In palmier days, when Bernard was a critic and early TV celebrity, he had put aside trust funds for his three children. They have gathered to sign over their inheritance in the presence of Bernard's second wife Mary (Jo Henderson), whose once adulterous love for "Daddy" has long since guttered out. The children accuse Bernard of omnivorous selfishness, of stunting and warping their personalities, throttling them with quotations and flaying them with a rampant self-pity.
All too terribly true. What they fail to say is that unlike Caliban, Bernard is a monster of sly and surpassing charm, and, like Prospero, his magic wand is the English tongue. He ends a characteristic diatribe on the erosion of the English class structure with the observation that "soon there'll be more photographers than people to be photographed." On the effects of alimony, he reflects bitterly: "Idle men produced an age of elegance. Idle women merely multiply hairdressers."
The children, for their part, are a rather unappetizing lot. Billy (Jack Gilpin), the elder son, is a do-nothing, want-to-do-nothing who cadges alimony money from his mother Delia (Pauline Flanagan), Bernard's first wife. Delia, who is drying out in a nearby sanatorium, pops in long enough to fall off the wagon and pour a kettle of scalding rage on Bernard.

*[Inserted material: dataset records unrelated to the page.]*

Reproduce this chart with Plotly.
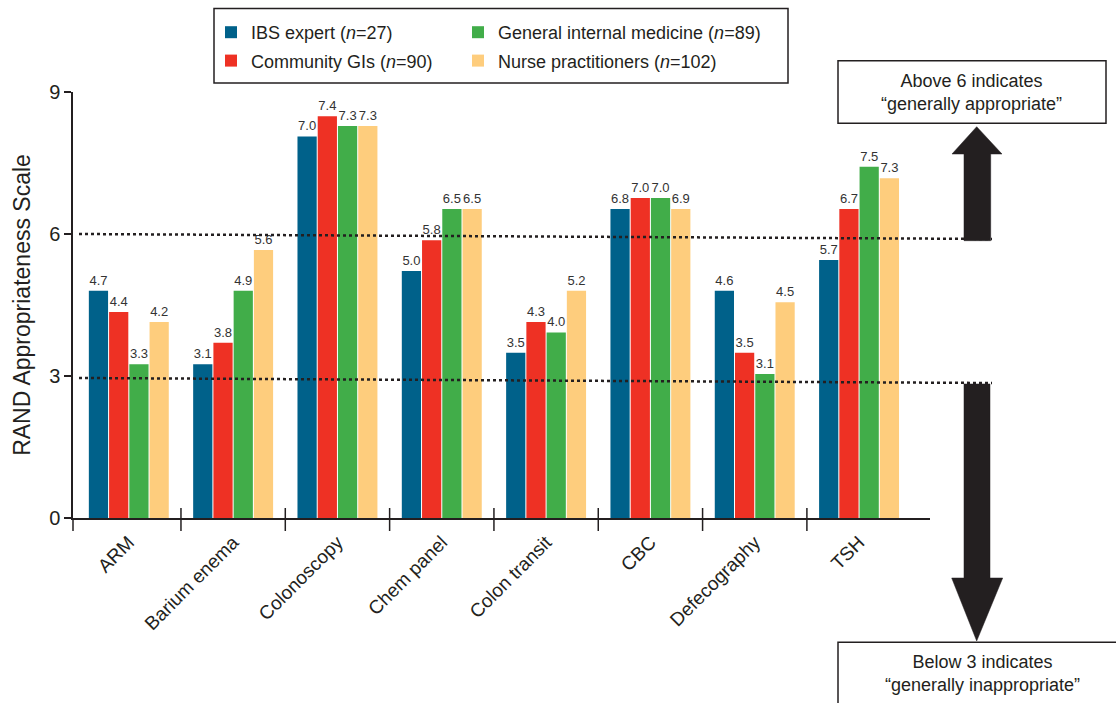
import plotly.graph_objects as go

# ---------------- data ----------------
categories = ["ARM", "Barium enema", "Colonoscopy", "Chem panel",
              "Colon transit", "CBC", "Defecography", "TSH"]

series_names = ["IBS expert (<i>n</i>=27)", "Community GIs (<i>n</i>=90)",
                "General internal medicine (<i>n</i>=89)", "Nurse practitioners (<i>n</i>=102)"]

# bar heights as drawn in the picture
ibs_expert = [4.80, 3.25, 8.06, 5.22, 3.49, 6.53, 4.80, 5.45]
community_gi = [4.35, 3.70, 8.49, 5.87, 4.14, 6.76, 3.49, 6.53]
general_im = [3.25, 4.80, 8.28, 6.53, 3.92, 6.76, 3.04, 7.42]
nurse_pract = [4.14, 5.66, 8.28, 6.53, 4.80, 6.53, 4.56, 7.18]

# value labels printed above the bars
ibs_expert_lbl = [4.7, 3.1, 7.0, 5.0, 3.5, 6.8, 4.6, 5.7]
community_gi_lbl = [4.4, 3.8, 7.4, 5.8, 4.3, 7.0, 3.5, 6.7]
general_im_lbl = [3.3, 4.9, 7.3, 6.5, 4.0, 7.0, 3.1, 7.5]
nurse_pract_lbl = [4.2, 5.6, 7.3, 6.5, 5.2, 6.9, 4.5, 7.3]

y_ticks = [0, 3, 6, 9]
upper_threshold = 6
lower_threshold = 3

colors = ["#00618A", "#EE3124", "#41AD49", "#FECD7D"]
INK = "#231F20"
FONT = "Liberation Sans, Arial, sans-serif"

# ---------------- geometry helpers (pixel -> paper) ----------------
W, H = 1116, 703
L, R, T, B = 73, 186, 92, 185
PW, PH = W - L - R, H - T - B


def xp(px):
    return (px - L) / PW


def yp(py):
    return (H - B - py) / PH


fig = go.Figure()

values = [ibs_expert, community_gi, general_im, nurse_pract]
labels = [ibs_expert_lbl, community_gi_lbl, general_im_lbl, nurse_pract_lbl]
legend_ids = ["legend", "legend", "legend2", "legend2"]
for i in range(4):
    fig.add_trace(go.Bar(
        x=categories, y=values[i], name=series_names[i],
        marker=dict(color=colors[i], line=dict(width=0)),
        text=[f"{v:.1f}" for v in labels[i]],
        textposition="outside", constraintext="none", cliponaxis=False,
        textfont=dict(family=FONT, size=13, color="#333333"),
        legend=legend_ids[i], legendgroup=f"g{i}",
        hoverinfo="x+y",
    ))

shapes = []

# threshold dotted lines (slightly tilted as in the figure)
shapes.append(dict(type="line", xref="paper", yref="y",
                   x0=xp(79), x1=xp(992), y0=upper_threshold, y1=upper_threshold - 0.105,
                   line=dict(color=INK, width=2.5, dash="dot")))
shapes.append(dict(type="line", xref="paper", yref="y",
                   x0=xp(79), x1=xp(992), y0=lower_threshold - 0.042, y1=lower_threshold - 0.148,
                   line=dict(color=INK, width=2.5, dash="dot")))

# category separator ticks crossing the x axis
for k in range(len(categories) - 1):
    shapes.append(dict(type="line", xref="x", yref="paper",
                       x0=k + 0.5, x1=k + 0.5, y0=yp(531), y1=yp(508),
                       line=dict(color=INK, width=1.5)))
# y-axis extension below x-axis
shapes.append(dict(type="line", xref="paper", yref="paper",
                   x0=0, x1=0, y0=yp(531), y1=0, line=dict(color=INK, width=1.5)))

# legend frame
shapes.append(dict(type="rect", xref="paper", yref="paper",
                   x0=xp(214), x1=xp(788), y0=yp(83), y1=yp(8.5),
                   line=dict(color=INK, width=1.5), fillcolor="rgba(0,0,0,0)"))

# "Above 6" box
shapes.append(dict(type="rect", xref="paper", yref="paper",
                   x0=xp(838), x1=xp(1106), y0=yp(123.3), y1=yp(60.7),
                   line=dict(color=INK, width=1.5), fillcolor="white"))
# "Below 3" box (runs off the page)
shapes.append(dict(type="rect", xref="paper", yref="paper",
                   x0=xp(838), x1=xp(1130), y0=yp(720), y1=yp(642.3),
                   line=dict(color=INK, width=1.5), fillcolor="white"))


def poly(pts):
    return "M " + " L ".join(f"{xp(a):.5f},{yp(b):.5f}" for a, b in pts) + " Z"


up_arrow = [(964, 240.7), (964, 154), (952, 154), (976.7, 126.7), (1002, 154),
            (990.7, 154), (990.7, 240.7)]
down_arrow = [(964, 384), (964, 578), (951.7, 578), (976.7, 641), (1002.7, 578),
              (990, 578), (990, 384)]
for pts in (up_arrow, down_arrow):
    shapes.append(dict(type="path", xref="paper", yref="paper", path=poly(pts),
                       fillcolor=INK, line=dict(color=INK, width=0.5)))

annotations = [
    dict(xref="paper", yref="paper", x=xp(972), y=yp(92), xanchor="center", yanchor="middle",
         text="Above 6 indicates<br>\u201cgenerally appropriate\u201d", showarrow=False,
         font=dict(family=FONT, size=18, color=INK), align="center"),
    dict(xref="paper", yref="paper", x=xp(982), y=yp(673.5), xanchor="center", yanchor="middle",
         text="Below 3 indicates<br>\u201cgenerally inappropriate\u201d", showarrow=False,
         font=dict(family=FONT, size=18, color=INK), align="center"),
]

fig.update_layout(
    width=W, height=H,
    margin=dict(l=L, r=R, t=T, b=B),
    paper_bgcolor="white", plot_bgcolor="white",
    barmode="group", bargap=0.224, bargroupgap=0.05,
    font=dict(family=FONT, color=INK),
    shapes=shapes, annotations=annotations,
    legend=dict(x=xp(211), y=yp(14), xanchor="left", yanchor="top",
                orientation="v", bgcolor="rgba(0,0,0,0)", borderwidth=0,
                font=dict(family=FONT, size=18, color=INK), tracegroupgap=2),
    legend2=dict(x=xp(458), y=yp(14), xanchor="left", yanchor="top",
                 orientation="v", bgcolor="rgba(0,0,0,0)", borderwidth=0,
                 font=dict(family=FONT, size=18, color=INK), tracegroupgap=2),
    xaxis=dict(
        range=[-0.535, 7.68], showline=True, linecolor=INK, linewidth=1.5,
        ticks="outside", ticklen=4, tickcolor="rgba(0,0,0,0)", tickangle=-45,
        showgrid=False, zeroline=False,
        tickfont=dict(family=FONT, size=19, color=INK),
    ),
    yaxis=dict(
        range=[0, 9], tickvals=y_ticks, showline=True, linecolor=INK, linewidth=1.5,
        ticks="outside", ticklen=7, tickcolor=INK, tickwidth=1.5,
        showgrid=False, zeroline=False,
        tickfont=dict(family=FONT, size=20, color=INK),
        title=dict(text="RAND Appropriateness Scale", standoff=12,
                   font=dict(family=FONT, size=23, color=INK)),
    ),
)

fig.write_html("out.html", config={"displayModeBar": False},
               post_script="document.body.style.margin='0px';document.body.style.overflow='hidden';")
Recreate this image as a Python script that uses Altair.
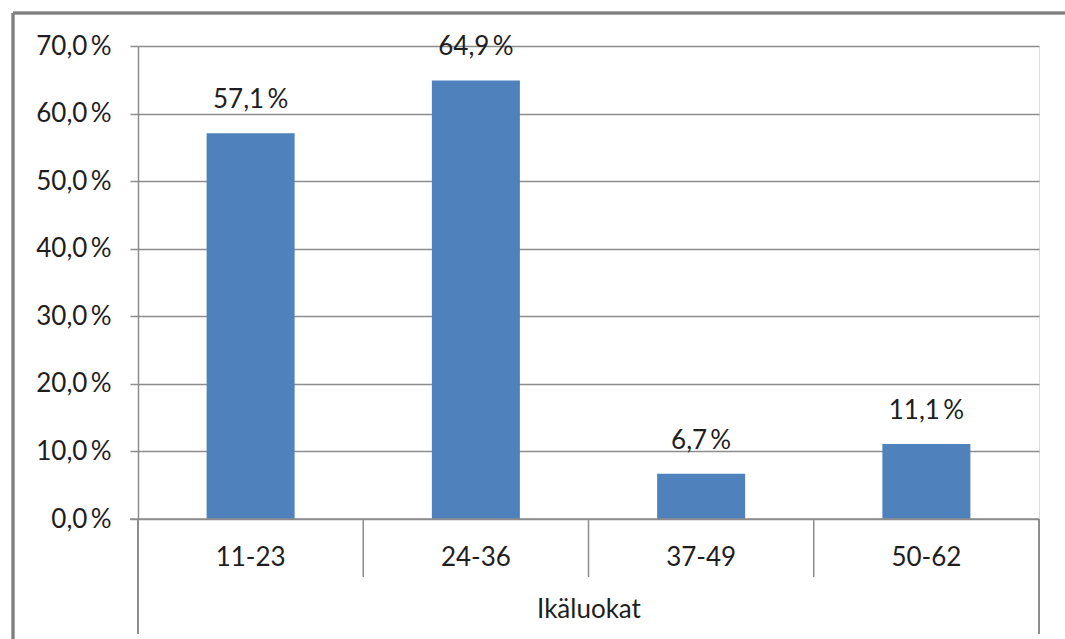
import altair as alt
import pandas as pd

categories = ["11-23", "24-36", "37-49", "50-62"]
values = [57.1, 64.9, 6.7, 11.1]
y_ticks = [0, 10, 20, 30, 40, 50, 60, 70]
x_title = "Ikäluokat"

labels = [f"{v:.1f}\u2009%".replace(".", ",") for v in values]
df = pd.DataFrame({"cat": categories, "val": values, "lab": labels})

FONT = "Lato"
FS = 26
TXT = "#1e1e1e"
GRID = "#8c8c8c"
BORDER = "#808080"
W, H = 901, 473

xscale = alt.Scale(domain=categories, paddingInner=0, paddingOuter=0)
yscale = alt.Scale(domain=[0, 70], nice=False)

base = alt.Chart(df)

bars = base.mark_bar(size=88, color="#4F81BD").encode(
    x=alt.X("cat:N", scale=xscale, sort=categories,
            axis=alt.Axis(title=x_title, ticks=False, domain=False, labelAngle=0,
                          labelFont=FONT, labelFontSize=FS, labelColor=TXT,
                          labelPadding=38, labelBaseline="middle",
                          titleFont=FONT, titleFontSize=FS, titleColor=TXT,
                          titleFontWeight="normal", titlePadding=26)),
    y=alt.Y("val:Q", scale=yscale,
            axis=alt.Axis(title=None, values=y_ticks, grid=True, gridColor=GRID,
                          gridWidth=1.5, domainColor=GRID, domainWidth=1.5,
                          tickColor=GRID, tickWidth=1.5, tickSize=8,
                          labelFont=FONT, labelFontSize=FS, labelColor=TXT,
                          labelPadding=19,
                          labelExpr="replace(format(datum.value, '.1f'), '.', ',') + '\u2009%'")),
)

text = base.mark_text(font=FONT, fontSize=FS, color=TXT, baseline="alphabetic", dy=-25).encode(
    x=alt.X("cat:N", scale=xscale, sort=categories),
    y=alt.Y("val:Q", scale=yscale),
    text="lab:N",
)

# bottom axis line at 0 %
zero_line = alt.Chart(pd.DataFrame({"v": [0]})).mark_rule(color=GRID, strokeWidth=1.5).encode(
    y=alt.Y("v:Q", scale=yscale), x=alt.value(-8), x2=alt.value(W)
)

# interior category dividers
div_df = pd.DataFrame({"cat": categories[1:]})
dividers = alt.Chart(div_df).mark_rule(color=GRID, strokeWidth=1.5).encode(
    x=alt.X("cat:N", scale=xscale, sort=categories, bandPosition=0),
    y=alt.value(H), y2=alt.value(H + 58),
)

left_ext = alt.Chart(df).mark_rule(color=GRID, strokeWidth=1.5).encode(
    x=alt.value(0), y=alt.value(H), y2=alt.value(H + 115)
)
right_ext = alt.Chart(df).mark_rule(color=GRID, strokeWidth=1.5).encode(
    x=alt.value(W), y=alt.value(H), y2=alt.value(H + 115)
)

# chart border (outer frame)
border_left = alt.Chart(df).mark_rule(color=BORDER, strokeWidth=2.5).encode(
    x=alt.value(-125), y=alt.value(-33), y2=alt.value(H + 140)
)
border_top = alt.Chart(df).mark_rule(color=BORDER, strokeWidth=2.5).encode(
    y=alt.value(-33), x=alt.value(-125), x2=alt.value(W + 40)
)

chart = alt.layer(
    bars, text, zero_line, dividers, left_ext, right_ext, border_left, border_top
).properties(
    width=W, height=H,
    autosize=alt.AutoSizeParams(type="none"),
    padding={"left": 138, "top": 46, "right": 26, "bottom": 120},
).configure_view(stroke=None).configure(background="white")

chart.save("out.html", embed_options={"renderer": "svg", "actions": False})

Daughter Gillian (Ellen Parker) is a venomous feminist whose speeding on the liberation freeways has brought her an abortion and several emotional casualties. As for Younger Son Charles (Robert Burns), he is something of a militant prig, spared the worst of Bernard's blight through the harmonious offices of his wife-to-be's parents. This girl, Gwen (Jessica Drake), is mocked by the family for her lack of sophistication, but she is a judgment on them in the simplicity of her goodness.
In an exemplary cast, Joseph Maher masterfully conveys the joy and the juice of the play's language. The speeches vary from the fuming arias of a John Osborne to the wryly caustic asides of a Simon Gray (Otherwise Engaged), and Maher enthralls the playgoers with the subtle nuances of a tone of voice.